Interestingly, Ms. Morales also pointed to the filing of an identical prior trademark application as bad faith and evidence of no bona fide intent to make use of the mark. The refiling of a new intent-to-use based trademark application for the same mark is not particularly unusual. The Board has found a pattern of bad faith conduct in previous cases where multiple applications have been filed for the identical mark (16 applications for the same mark, for example), but one new trademark application for the identical mark will not and did not establish a pattern of bad faith conduct.

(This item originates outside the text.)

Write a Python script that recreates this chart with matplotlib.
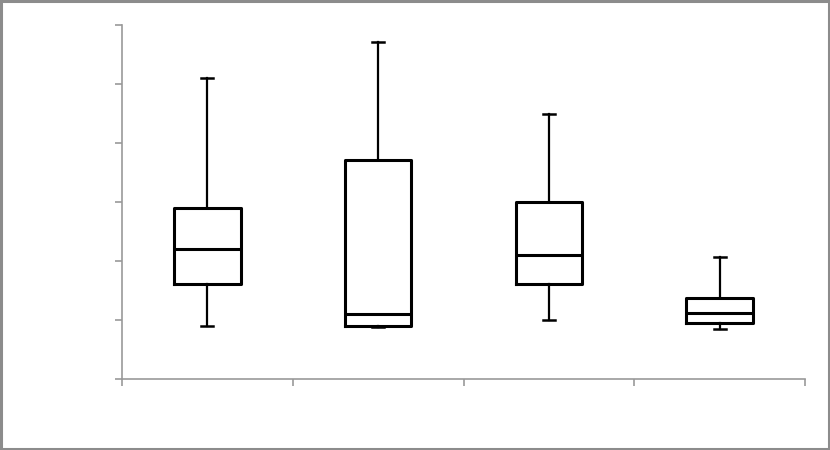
import matplotlib
matplotlib.use("Agg")
import matplotlib.pyplot as plt
from matplotlib.patches import Rectangle

categories = ["A", "B", "C", "D"]
whisker_low = [0.90, 0.88, 1.00, 0.85]
q1 = [1.61, 0.90, 1.61, 0.95]
median = [2.20, 1.10, 2.10, 1.12]
q3 = [2.90, 3.71, 3.00, 1.37]
whisker_high = [5.10, 5.71, 4.49, 2.07]
y_ticks = [0, 1, 2, 3, 4, 5, 6]

fig = plt.figure(figsize=(8.3, 4.5), dpi=100)
fig.patch.set_facecolor("white")
fig.add_artist(Rectangle((0.0015, 0.0025), 0.997, 0.995, transform=fig.transFigure,
                         fill=False, edgecolor="#8c8c8c", linewidth=2.2))

ax = fig.add_axes([0.147, 0.158, 0.823, 0.786])

stats = []
for i, c in enumerate(categories):
    stats.append(dict(label=c, whislo=whisker_low[i], q1=q1[i], med=median[i],
                      q3=q3[i], whishi=whisker_high[i], fliers=[]))

positions = [i + 0.5 for i in range(len(categories))]
ax.bxp(stats, positions=positions, widths=0.39, showfliers=False,
       boxprops=dict(color="black", linewidth=2.2),
       medianprops=dict(color="black", linewidth=2.2),
       whiskerprops=dict(color="black", linewidth=1.6),
       capprops=dict(color="black", linewidth=1.8),
       capwidths=0.07)

ax.set_xlim(0, len(categories))
ax.set_ylim(y_ticks[0], y_ticks[-1])
ax.set_xticks(range(len(categories) + 1))
ax.set_yticks(y_ticks)
ax.set_xticklabels([])
ax.set_yticklabels([])
for s in ["top", "right"]:
    ax.spines[s].set_visible(False)
for s in ["left", "bottom"]:
    ax.spines[s].set_color("#999999")
    ax.spines[s].set_linewidth(1.2)
ax.tick_params(axis="both", direction="out", length=5, width=1.2, color="#999999")
ax.patch.set_alpha(0)

fig.savefig("out.png", dpi=100, facecolor="white")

Ms. Morales also relied on the content an interview of Jay-Z, which was published in a 2013 article in Vanity Fair magazine. The interviewer reported that Jay-Z said during the interview that he and Beyoncé filed a trademark application for their daughter’s name “merely so that no one else could.” Ms. Morales contends that the statement made by Jay-Z shows the true intent behind filing the trademark application and is “an admitted pattern of abusing the trademark process.” The argument failed because not only was Jay-Z’s statement hearsay within hearsay, but Jay-Z is also not a party to the proceedings, so his statements were deemed irrelevant. In addition, a hearsay exception that might be applicable to a party as an admission against interest was also inapplicable, again, because Jay-Z was not a party to the opposition proceeding.
The Board found none of the evidence or arguments compelling and dismissed the Opposition. We will monitor and report upon the filing of an Appeal to the Federal Circuit or the commencement of a civil action before a district court.